Early or Late, Urban or Rural... Take the Camera!

It's Sunday. This morning I was awake with no plans to get out of bed. It was early, but I didn't have to be anywhere for a while. Unfortunately my alarm makes a distinct click at the set time, even if the alarm is turned off. I heard the click. That always sends a pulse of adrenalin through me, as if I were one of Pavlov's dogs. I stayed in bed for a while on principle and then got up. The click meant it was 5:30 a.m., the time I got up the day before.

There was no photo of the roadrunner in this story, but this
one was seen on 3/21/2014 at Atturbury Wash. I also saw
my first black-chinned hummingbird of the year that morning.
On Saturday mornings I usually either work or I go birding--at least a little. But Sunday mornings are almost always kept free. It's a half-day when neither my wife nor I work or leave the house alone. But this morning I had to open up the Audubon library for a class given by the Sonoran Permaculture Guild, and see that it got off to a good start.

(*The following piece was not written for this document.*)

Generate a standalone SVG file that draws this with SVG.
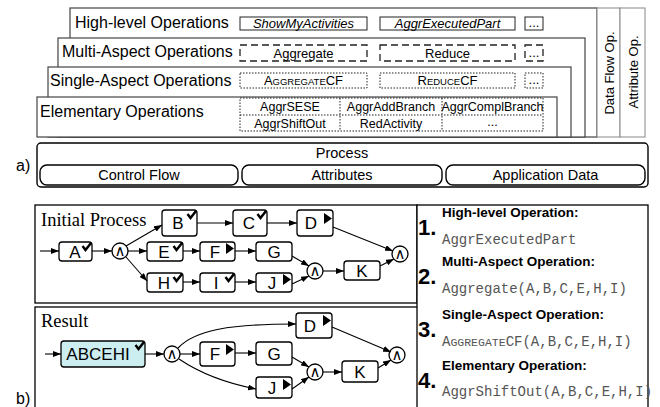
<svg xmlns="http://www.w3.org/2000/svg" width="660" height="407" viewBox="0 0 660 407">
<style>
text{font-family:"Liberation Sans",Arial,sans-serif;fill:#000}
.layer{fill:#fff;stroke:#444;stroke-width:1.2}
.col{fill:#fff;stroke:#888;stroke-width:1}
.lt{font-size:16px}
.hl{fill:#fff;stroke:#222;stroke-width:1}
.ma{fill:#fff;stroke:#222;stroke-width:1.3;stroke-dasharray:7 4}
.sa{fill:#fff;stroke:#222;stroke-width:1;stroke-dasharray:1.5 1.5}
.dl{fill:none;stroke:#222;stroke-width:1;stroke-dasharray:1.5 1.5}
.ot{font-size:13px;text-anchor:middle}
.it{font-style:italic}
.et{font-size:12.5px;text-anchor:middle}
.pt{font-size:14.5px;text-anchor:middle}
.proc{fill:#fff;stroke:#000;stroke-width:1.4}
.panel{fill:#fff;stroke:#000;stroke-width:1.3}
.pl{font-family:"Liberation Serif","Times New Roman",serif;font-size:18.5px}
.nd{fill:#fff;stroke:#000;stroke-width:1.3}
.res{fill:#cdeef0;stroke:#000;stroke-width:1.3}
.nt{font-size:17px;text-anchor:middle}
.gw{fill:#fff;stroke:#000;stroke-width:1.3}
.gt{font-family:"DejaVu Sans",sans-serif;font-size:15px;text-anchor:middle}
.chk{fill:none;stroke:#000;stroke-width:2.5;stroke-linejoin:miter}
.play{fill:#000}
.edge{fill:none;stroke:#000;stroke-width:1.1;marker-end:url(#arr)}
.num{font-size:22px;font-weight:bold}
.ttl{font-size:13.5px;font-weight:bold}
.mono{font-family:"Liberation Mono","Courier New",monospace;font-size:14px;fill:#555}
.lab{font-size:16px}
</style>
<defs>
<marker id="arr" markerWidth="8" markerHeight="6" refX="8" refY="3" orient="auto" markerUnits="userSpaceOnUse">
<path d="M0,0 L8,3 L0,6 z" fill="#000"/>
</marker>
<path id="chk" class="chk" d="M-9.5,4 L-6.5,8 L-1,1"/>
<path id="play" class="play" d="M-9,2 L-1,7.5 L-9,13 z"/>
</defs>

<!-- Panel a: layers -->
<g id="layer-high">
<rect class="layer" x="70" y="8" width="527" height="129"/>
<text class="lt" x="75" y="28">High-level Operations</text>
<rect class="hl" x="240" y="17" width="127" height="13"/>
<text class="ot it" x="303.5" y="28">ShowMyActivities</text>
<rect class="hl" x="380" y="17" width="135" height="13"/>
<text class="ot it" x="447.5" y="28">AggrExecutedPart</text>
<rect class="hl" x="525" y="17" width="18" height="13"/>
<text class="ot" x="534" y="27" font-size="10">...</text>
</g>
<g id="layer-multi">
<rect class="layer" x="58" y="38" width="527" height="99"/>
<text class="lt" x="62" y="57">Multi-Aspect Operations</text>
<rect class="ma" x="240" y="45" width="127" height="16"/>
<text class="ot" x="303.5" y="57.5">Aggregate</text>
<rect class="ma" x="380" y="45" width="135" height="16"/>
<text class="ot" x="447.5" y="57.5">Reduce</text>
<rect class="ma" x="525" y="45" width="18" height="16"/>
<text class="ot" x="534" y="57" font-size="10">...</text>
</g>
<g id="layer-single">
<rect class="layer" x="48" y="67" width="523" height="70"/>
<text class="lt" x="50" y="86">Single-Aspect Operations</text>
<rect class="sa" x="240" y="73" width="127" height="15"/>
<text class="ot" x="303.5" y="85">A<tspan font-size="9.5">GGREGATE</tspan>CF</text>
<rect class="sa" x="380" y="73" width="135" height="15"/>
<text class="ot" x="447.5" y="85">R<tspan font-size="9.5">EDUCE</tspan>CF</text>
<rect class="sa" x="525" y="73" width="18" height="15"/>
<text class="ot" x="534" y="84" font-size="10">...</text>
</g>
<g id="layer-elementary">
<rect class="layer" x="37" y="97" width="520" height="40"/>
<text class="lt" x="40" y="117">Elementary Operations</text>
<rect class="sa" x="240" y="98" width="303" height="33"/>
<path class="dl" d="M240,115 H543 M340,98 V131 M442,98 V131"/>
<text class="et" x="290" y="111">AggrSESE</text>
<text class="et" x="391" y="111">AggrAddBranch</text>
<text class="et" x="492.5" y="111" font-size="11.3">AggrComplBranch</text>
<text class="et" x="290" y="127.5">AggrShiftOut</text>
<text class="et" x="391" y="127.5">RedActivity</text>
<text class="et" x="492.5" y="126">...</text>
</g>
<g id="col-dataflow">
<rect class="col" x="597" y="8" width="23" height="129"/>
<text font-size="13" text-anchor="middle" transform="translate(613.5,73) rotate(-90)">Data Flow Op.</text>
</g>
<g id="col-attribute">
<rect class="col" x="620" y="8" width="25" height="129"/>
<text font-size="13" text-anchor="middle" transform="translate(637.5,72) rotate(-90)">Attribute Op.</text>
</g>

<g id="process">
<rect class="proc" x="37" y="143" width="611" height="44" rx="4"/>
<text class="pt" x="342" y="158">Process</text>
<rect class="proc" x="40" y="165" width="198" height="20" rx="7"/>
<text class="pt" x="139" y="180">Control Flow</text>
<rect class="proc" x="242" y="165" width="200" height="20" rx="7"/>
<text class="pt" x="342" y="180">Attributes</text>
<rect class="proc" x="446" y="165" width="199" height="20" rx="7"/>
<text class="pt" x="545.5" y="180">Application Data</text>
</g>
<text class="lab" x="16" y="171">a)</text>

<!-- Panel b -->
<g id="panel-initial">
<rect class="panel" x="35" y="205" width="382" height="98"/>
<text class="pl" x="41" y="226">Initial Process</text>
</g>
<g id="panel-result">
<rect class="panel" x="35" y="307" width="383" height="105"/>
<text class="pl" x="41" y="327">Result</text>
</g>
<g id="panel-ops">
<rect class="panel" x="417" y="205" width="231" height="207"/>
<text class="num" x="418" y="235">1.</text>
<text class="ttl" x="442" y="217">High-level Operation:</text>
<text class="mono" x="442" y="244">AggrExecutedPart</text>
<text class="num" x="418" y="284">2.</text>
<text class="ttl" x="442" y="266">Multi-Aspect Operation:</text>
<text class="mono" x="442" y="293">Aggregate(A,B,C,E,H,I)</text>
<text class="num" x="418" y="337">3.</text>
<text class="ttl" x="442" y="319">Single-Aspect Operation:</text>
<text class="mono" x="442" y="346">A<tspan font-size="11.5">GGREGATE</tspan>CF(A,B,C,E,H,I)</text>
<text class="num" x="418" y="388">4.</text>
<text class="ttl" x="442" y="370">Elementary Operation:</text>
<text class="mono" x="442" y="396">AggrShiftOut(A,B,C,E,H,I)</text>
</g>
<text class="lab" x="16" y="404">b)</text>

<!-- Initial process nodes -->
<g id="i-A"><rect class="nd" x="59" y="242" width="33" height="19" rx="3"/><text class="nt" x="75" y="258">A</text><use href="#chk" x="92" y="242"/></g>
<g id="i-g1"><circle class="gw" cx="120" cy="251" r="8"/><text class="gt" x="120" y="256">∧</text></g>
<g id="i-B"><rect class="nd" x="162" y="210" width="35" height="26" rx="3"/><text class="nt" x="178" y="229">B</text><use href="#chk" x="197" y="210"/></g>
<g id="i-C"><rect class="nd" x="233" y="210" width="34" height="26" rx="3"/><text class="nt" x="249" y="229">C</text><use href="#chk" x="267" y="210"/></g>
<g id="i-D"><rect class="nd" x="297" y="210" width="36" height="26" rx="3"/><text class="nt" x="311" y="229">D</text><use href="#play" x="333" y="211"/></g>
<g id="i-E"><rect class="nd" x="147" y="242" width="36" height="19" rx="3"/><text class="nt" x="164" y="258">E</text><use href="#chk" x="183" y="242"/></g>
<g id="i-F"><rect class="nd" x="200" y="242" width="35" height="19" rx="3"/><text class="nt" x="215" y="258">F</text><use href="#play" x="235" y="241"/></g>
<g id="i-G"><rect class="nd" x="256" y="242" width="36" height="19" rx="3"/><text class="nt" x="274" y="258">G</text></g>
<g id="i-H"><rect class="nd" x="147" y="273" width="36" height="19" rx="3"/><text class="nt" x="164" y="289">H</text><use href="#chk" x="183" y="273"/></g>
<g id="i-I"><rect class="nd" x="200" y="273" width="35" height="19" rx="3"/><text class="nt" x="216" y="289">I</text><use href="#chk" x="235" y="273"/></g>
<g id="i-J"><rect class="nd" x="256" y="273" width="36" height="19" rx="3"/><text class="nt" x="272" y="289">J</text><use href="#play" x="292" y="272"/></g>
<g id="i-g2"><circle class="gw" cx="315" cy="271" r="8"/><text class="gt" x="315" y="276">∧</text></g>
<g id="i-K"><rect class="nd" x="344" y="261" width="36" height="19" rx="3"/><text class="nt" x="362" y="277">K</text></g>
<g id="i-g3"><circle class="gw" cx="400" cy="254" r="8"/><text class="gt" x="400" y="259">∧</text></g>

<!-- Result nodes -->
<g id="r-ABCEHI"><rect class="res" x="61" y="341" width="84" height="26" rx="3"/><text class="nt" x="98" y="360">ABCEHI</text><use href="#chk" x="145" y="341"/></g>
<g id="r-g1"><circle class="gw" cx="172" cy="354" r="8"/><text class="gt" x="172" y="359">∧</text></g>
<g id="r-D"><rect class="nd" x="296" y="313" width="36" height="25" rx="3"/><text class="nt" x="310" y="332">D</text><use href="#play" x="332" y="313"/></g>
<g id="r-F"><rect class="nd" x="200" y="342" width="35" height="24" rx="3"/><text class="nt" x="215" y="360">F</text><use href="#play" x="235" y="342"/></g>
<g id="r-G"><rect class="nd" x="256" y="342" width="36" height="23" rx="3"/><text class="nt" x="274" y="360">G</text></g>
<g id="r-J"><rect class="nd" x="256" y="377" width="36" height="21" rx="3"/><text class="nt" x="272" y="394">J</text><use href="#play" x="292" y="377"/></g>
<g id="r-g2"><circle class="gw" cx="315" cy="372" r="8"/><text class="gt" x="315" y="377">∧</text></g>
<g id="r-K"><rect class="nd" x="342" y="361" width="36" height="21" rx="3"/><text class="nt" x="360" y="378">K</text></g>
<g id="r-g3"><circle class="gw" cx="397" cy="355" r="8"/><text class="gt" x="397" y="360">∧</text></g>

<g id="connectors">
<path class="edge" d="M40,251 H59"/>
<path class="edge" d="M92,251 H112"/>
<path class="edge" d="M126,246 L162,225"/>
<path class="edge" d="M128,251 H147"/>
<path class="edge" d="M126,257 L147,281"/>
<path class="edge" d="M197,223 H233"/>
<path class="edge" d="M267,223 H297"/>
<path class="edge" d="M333,227 L393,251"/>
<path class="edge" d="M183,251 H200"/>
<path class="edge" d="M235,251 H256"/>
<path class="edge" d="M183,282 H200"/>
<path class="edge" d="M235,282 H256"/>
<path class="edge" d="M292,256 L309,266"/>
<path class="edge" d="M292,284 L309,276"/>
<path class="edge" d="M323,271 H344"/>
<path class="edge" d="M380,266 L394,259"/>

<path class="edge" d="M45,354 H61"/>
<path class="edge" d="M145,354 H164"/>
<path class="edge" d="M180,354 H200"/>
<path class="edge" d="M178,348 C195,330 230,324 296,324"/>
<path class="edge" d="M179,359 Q210,380 256,389"/>
<path class="edge" d="M235,353 H256"/>
<path class="edge" d="M292,357 L309,367"/>
<path class="edge" d="M292,389 L309,377"/>
<path class="edge" d="M323,372 H342"/>
<path class="edge" d="M332,327 L391,352"/>
<path class="edge" d="M378,368 L391,360"/>
</g>
</svg>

I decided to get there 15 minutes early and walk around the small, one block-square park that's just north of the office. It would be a brief stop at a postage stamp-sized park, just to say I had done some urban birding that day. And it would be pretty late in the morning; almost three hours after sunrise. I didn't take the camera, since there would be only house finches, grackles, pigeons and starlings.

From a half-block away I could see pigeons and starlings. But one of the fist birds I saw as I stepped into the park was a northern flicker (red-shafted variety). It was on the ground along the edge of the park, using its bill to flick up the dirt along the edge of the sidewalk; looking for insects like a thrasher. It was very close to me.

Then I saw a greater roadrunner on the sidewalk across the street. It was facing away from the sun with the feathers on its back parted to let sunlight warm its skin. Now I really wished I had the camera. You don't see a lot of roadrunners in midtown.

Continuing around the park I saw a hummingbird fly over and a male vermilion flycatcher in a tree (there really is one in every park!). Two Eurasian collared-doves chased each other around the park. A northern mockingbird sang and then a cardinal sang. Or was it just a northern mockingbird?

To top it off a coyote trotted along the sidewalk across the street. Surprisingly it wasn't chasing the roadrunner!